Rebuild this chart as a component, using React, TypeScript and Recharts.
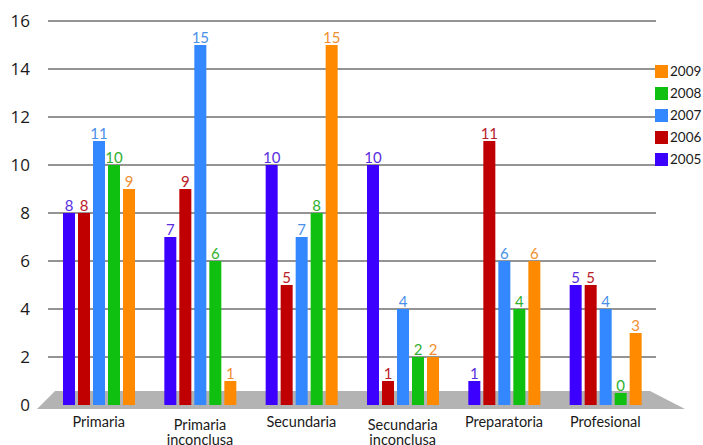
import React from 'react';
import { BarChart, Bar, XAxis, YAxis, CartesianGrid, LabelList, ReferenceArea } from 'recharts';

const categories = ['Primaria', 'Primaria inconclusa', 'Secundaria', 'Secundaria inconclusa', 'Preparatoria', 'Profesional'];
const years = ['2005', '2006', '2007', '2008', '2009'];
const v2005 = [8, 7, 10, 10, 1, 5];
const v2006 = [8, 9, 5, 1, 11, 5];
const v2007 = [11, 15, 7, 4, 6, 4];
const v2008 = [10, 6, 8, 2, 4, 0];
const v2009 = [9, 1, 15, 2, 6, 3];
const yTicks = [0, 2, 4, 6, 8, 10, 12, 14, 16];

const barColors = ['#3c00ff', '#c00000', '#3388ff', '#10c010', '#ff8a00'];
const labelColors = ['#5a2ee0', '#b8202a', '#4a90e8', '#30b030', '#f09030'];

const series = [v2005, v2006, v2007, v2008, v2009];
const data = categories.map((c, i) => {
  const row: any = { name: c };
  years.forEach((y, k) => { row[y] = series[k][i]; });
  return row;
});

const FONT = 'Lato, "Open Sans", sans-serif';

// gray perspective floor under the bars
const Floor = (props: any) => {
  const { x, y, width, height } = props;
  const b = y + height;
  return (
    <polygon
      points={`${x + 7},${b - 14} ${x + width - 6},${b - 14} ${x + width + 29},${b + 4} ${x - 11},${b + 4}`}
      fill="#b3b3b3"
    />
  );
};

const CatTick = ({ x, y, payload }: any) => {
  const words = String(payload.value).split(' ');
  return (
    <text x={x} y={y} textAnchor="middle" fill="#1a1a1a" fontSize={14.5} fontFamily={FONT}>
      {words.map((w, i) => (
        <tspan key={i} x={x} dy={i === 0 ? (words.length > 1 ? 17 : 14) : 15}>{w}</tspan>
      ))}
    </text>
  );
};

export default function App() {
  return (
    <div style={{ position: 'absolute', left: 0, top: 0, width: 703, height: 445, background: '#fff', overflow: 'hidden' }}>
      <BarChart
        width={703}
        height={445}
        data={data}
        margin={{ top: 21, right: 47, bottom: 10, left: 8 }}
        barSize={12}
        barGap={3}
      >
        <CartesianGrid horizontal vertical={false} stroke="#707070" strokeWidth={1.5} />
        <ReferenceArea y1={0} y2={16} ifOverflow="visible" shape={<Floor />} />
        <XAxis
          dataKey="name"
          height={30}
          axisLine={false}
          tickLine={false}
          interval={0}
          tick={<CatTick />}
        />
        <YAxis
          domain={[0, 16]}
          ticks={yTicks}
          width={40}
          axisLine={false}
          tickLine={false}
          tickMargin={12}
          tick={{ fill: '#1a1a1a', fontSize: 17, fontFamily: '"Open Sans", sans-serif' }}
        />
        {years.map((y, k) => (
          <Bar key={y} dataKey={y} fill={barColors[k]} minPointSize={12} isAnimationActive={false}>
            <LabelList
              dataKey={y}
              position="top"
              offset={2}
              fill={labelColors[k]}
              fontSize={15}
              fontFamily={FONT}
            />
          </Bar>
        ))}
      </BarChart>
      <div style={{ position: 'absolute', left: 655, top: 60, fontFamily: FONT, fontSize: 13.5, color: '#1a1a1a' }}>
        {years.slice().reverse().map((y) => {
          const k = years.indexOf(y);
          return (
            <div key={y} style={{ display: 'flex', alignItems: 'center', height: 22 }}>
              <span style={{ display: 'inline-block', width: 13, height: 13, background: barColors[k], marginRight: 2 }} />
              <span>{y}</span>
            </div>
          );
        })}
      </div>
    </div>
  );
}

* * *

▶ [What to work on]: Repeat exactly and only the lines from the start of the data above through the line that holds "12, 14, 16];", inclusive. Pictures do not belong in the copy.

▶ [Problem solution]:
Rebuild this chart as a component, using React, TypeScript and Recharts.
import React from 'react';
import { BarChart, Bar, XAxis, YAxis, CartesianGrid, LabelList, ReferenceArea } from 'recharts';

const categories = ['Primaria', 'Primaria inconclusa', 'Secundaria', 'Secundaria inconclusa', 'Preparatoria', 'Profesional'];
const years = ['2005', '2006', '2007', '2008', '2009'];
const v2005 = [8, 7, 10, 10, 1, 5];
const v2006 = [8, 9, 5, 1, 11, 5];
const v2007 = [11, 15, 7, 4, 6, 4];
const v2008 = [10, 6, 8, 2, 4, 0];
const v2009 = [9, 1, 15, 2, 6, 3];
const yTicks = [0, 2, 4, 6, 8, 10, 12, 14, 16];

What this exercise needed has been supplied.